Book Review of :  March & Feather


"March & Feather," penned by Emma Saska, explores themes of coming-of-age, teenage drama, and a budding romance. The narrative centers on Audra Dunne, a high school student who attends Stony Point Homeschool Academy. The crux of the tale lies in the events that come about when Audra's anonymous online friend, March, relocates to her hometown of Richmond, Virginia, and enrolls in a homeschool co-op. Audra grapples with the typical teen problems of friendship, family, and self-discovery, but now a new issue confronts her: did her anonymous friend become a student at Stony Point Homeschool Academy, or did he enroll at the Hickory Homeschool Co-Op? Will their anonymity survive, now that he lives so close? If it doesn't, will their deep bond endure the transition from virtual to real-life interaction?

 Audra knows very little about her anonymous friend, March. She believes he's probably a high school senior or junior with a couple of siblings. Will March, as he goes by online, match her adolescent imagined version of what he is like in the flesh? They have texted a lot, but their conversations revolve around school and friends. March knows Audra as Feather. When March moves to Audra's town of Richmond, Virginia, she becomes fixated on uncovering his true identity. To facilitate her desire to know who "March" is, Audra enlists the help of friends as she delves into her quest to unveil his identity. Some of her friends become teenage sleuths searching for clues about who March is. One clue that Audra feels is important is music from Fleetwood Mac.

 As you read "March & Feather," – you will discover much about co-op homeschooling. The large degree of knowledge displayed by the author regarding co-op's homeschools gave me the impression that Saska had probably attended one or had children in one. She writes in the novel about the trips that the fictional co-op sponsors, places like Williamsburg – even naming restaurants at the historical park. Audra's co-op offered specialized classes, such as math or science, and extracurricular activities like drama, vocal ensemble, and sports teams in a campus setting. The addition of social interaction in the co-op made it very appealing to homeschoolers.

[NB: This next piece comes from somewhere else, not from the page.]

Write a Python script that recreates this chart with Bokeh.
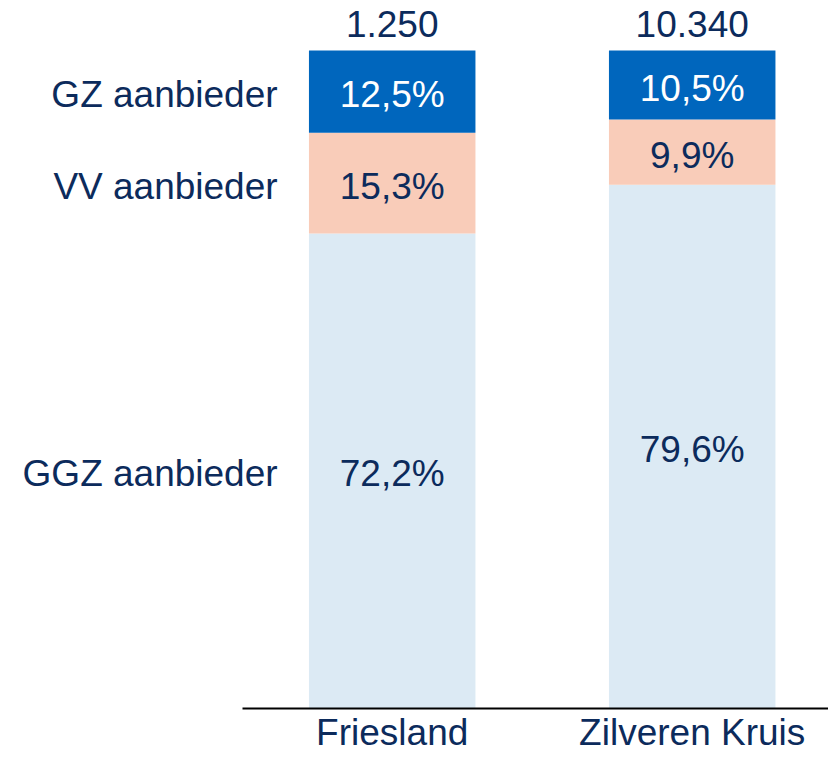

 Audra begins receiving chats from March about a girl he finds unkind at the co-op he attends. She ponders who this person might be. If she could figure out who he is talking about. It would be a significant clue in discovering March's identity. The story is abundant with teenage chatter. If you have adolescents, the natural banter will authentically mirror their real-life dialogues.

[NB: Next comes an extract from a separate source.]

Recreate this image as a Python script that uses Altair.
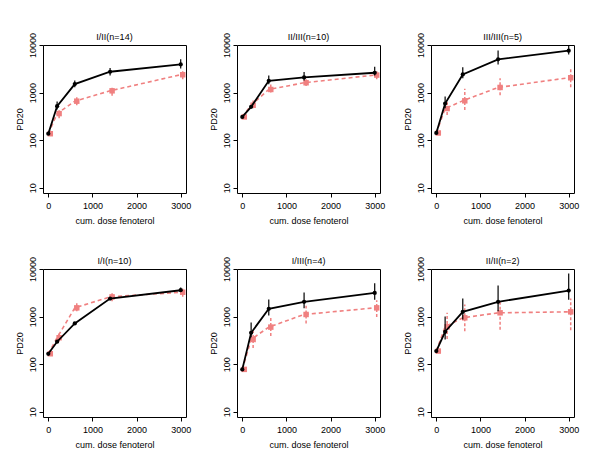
import altair as alt
import pandas as pd

titles = ["I/II(n=14)", "II/III(n=10)", "III/III(n=5)", "I/I(n=10)", "I/III(n=4)", "II/II(n=2)"]
doses = [0, 200, 600, 1400, 3000]

# black (solid) series: mean, lower, upper
blk_mean = [
    [137, 518, 1508, 2743, 3918],
    [309, 502, 1774, 2084, 2614],
    [142, 590, 2411, 5000, 7605],
    [166, 297, 718, 2398, 3581],
    [78, 458, 1457, 2042, 3150],
    [189, 481, 1260, 2042, 3524],
]
blk_lo = [
    [137, 440, 1300, 2300, 3200],
    [309, 502, 1500, 1800, 2300],
    [142, 470, 2000, 3900, 6300],
    [166, 290, 700, 2300, 3300],
    [78, 370, 1050, 1500, 2250],
    [189, 330, 870, 1300, 2250],
]
blk_hi = [
    [137, 650, 1800, 3300, 5000],
    [309, 502, 2300, 2700, 3500],
    [142, 830, 3400, 7700, 10000],
    [166, 300, 740, 2500, 4100],
    [78, 750, 2300, 3200, 5000],
    [189, 1000, 2400, 4500, 8000],
]
# pink (dashed) series: mean, lower, upper
pnk_mean = [
    [137, 363, 661, 1091, 2373],
    [309, 544, 1164, 1610, 2335],
    [142, 463, 672, 1283, 2051],
    [166, 360, 1528, 2598, 3252],
    [78, 332, 602, 1109, 1528],
    [189, 611, 944, 1202, 1260],
]
pnk_lo = [
    [137, 290, 540, 860, 1900],
    [309, 470, 1000, 1380, 1900],
    [142, 340, 430, 880, 1300],
    [166, 300, 1300, 2100, 2600],
    [78, 220, 390, 720, 980],
    [189, 340, 490, 530, 520],
]
pnk_hi = [
    [137, 460, 810, 1400, 3000],
    [309, 680, 1500, 1900, 3000],
    [142, 700, 1200, 2000, 3300],
    [166, 470, 1900, 3200, 4100],
    [78, 500, 1000, 1700, 2200],
    [189, 1200, 1800, 2200, 2400],
]

PINK = "#F08080"
FONT = "Liberation Sans"

def panel(i):
    rows = []
    for j, d in enumerate(doses):
        rows.append(dict(dose=d, grp="blk", m=blk_mean[i][j], lo=blk_lo[i][j], hi=blk_hi[i][j]))
        rows.append(dict(dose=d, grp="pnk", m=pnk_mean[i][j], lo=pnk_lo[i][j], hi=pnk_hi[i][j]))
    df = pd.DataFrame(rows)
    base = alt.Chart(df)
    x = alt.X("dose:Q", scale=alt.Scale(domain=[-120, 3120], nice=False, zero=False),
              axis=alt.Axis(values=[0, 1000, 2000, 3000], title="cum. dose fenoterol", format="d"))
    y = alt.Y("m:Q", scale=alt.Scale(type="log", domain=[7.8, 10000], nice=False),
              axis=alt.Axis(values=[10, 100, 1000, 10000], title="PD20", format="d"))
    b = base.transform_filter(alt.datum.grp == "blk")
    p = base.transform_filter(alt.datum.grp == "pnk")
    layers = [
        p.mark_line(color=PINK, strokeDash=[4, 3], strokeWidth=1.6).encode(x=x, y=y),
        p.mark_rule(color=PINK, strokeDash=[3, 2], strokeWidth=1.5, xOffset=2).encode(x=x, y="lo:Q", y2="hi:Q"),
        p.mark_square(color=PINK, size=30, opacity=1, xOffset=2).encode(x=x, y=y),
        b.mark_line(color="black", strokeWidth=1.8).encode(x=x, y=y),
        b.mark_rule(color="black", strokeWidth=1.2).encode(x=x, y="lo:Q", y2="hi:Q"),
        b.mark_circle(color="black", size=18, opacity=1).encode(x=x, y=y),
    ]
    return alt.layer(*layers).properties(
        width=143, height=148,
        title=alt.TitleParams(titles[i], fontSize=9, fontWeight="normal", font=FONT, offset=-10),
    )

row1 = alt.hconcat(panel(0), panel(1), panel(2), spacing=16)
row2 = alt.hconcat(panel(3), panel(4), panel(5), spacing=16)
chart = alt.vconcat(row1, row2, spacing=29, background="white").properties(
    padding={"left": 6, "top": 23, "right": 0, "bottom": 0}
).configure_view(stroke="black", strokeWidth=1).configure_axis(
    domain=False, grid=False, ticks=True, tickSize=4, tickColor="black",
    labelFont=FONT, labelFontSize=9, labelColor="black",
    titleFont=FONT, titleFontSize=9, titleFontWeight="normal", titleColor="black",
).configure_axisY(labelAngle=270, labelAlign="center", labelBaseline="bottom", titlePadding=4, labelPadding=2
).configure_axisX(titlePadding=6, labelPadding=4
).configure_title(font=FONT, fontSize=9, fontWeight="normal", color="black")

chart.save("out.html", embed_options={"renderer": "svg", "actions": False})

The problem with her story is the many mentions of food – you'll find yourself heading to the kitchen for a snack after each chapter. The tale is a sweet story about an adolescent girl and her anonymous online friend who become much more. Saska uses humor and her insight into both the male and female psyches to bring to light this delightful tale.  I highly suggest this book for young adult fans looking for a moving and captivating journey into personal development and relationships.

Reviewed by: Paula C.

About Emma Saska


Emma Saska is a graduate of Asbury University with a degree in creative writing and history. She spends her days working for a children's publisher and her nights devouring and creating stories. When she's not surrounding herself with books, Emma likes to bake, explore museums, find the best pie shops in the country, and clown over Taylor Swift conspiracy theories. She lives in New York City with her dog, Ivy Jean.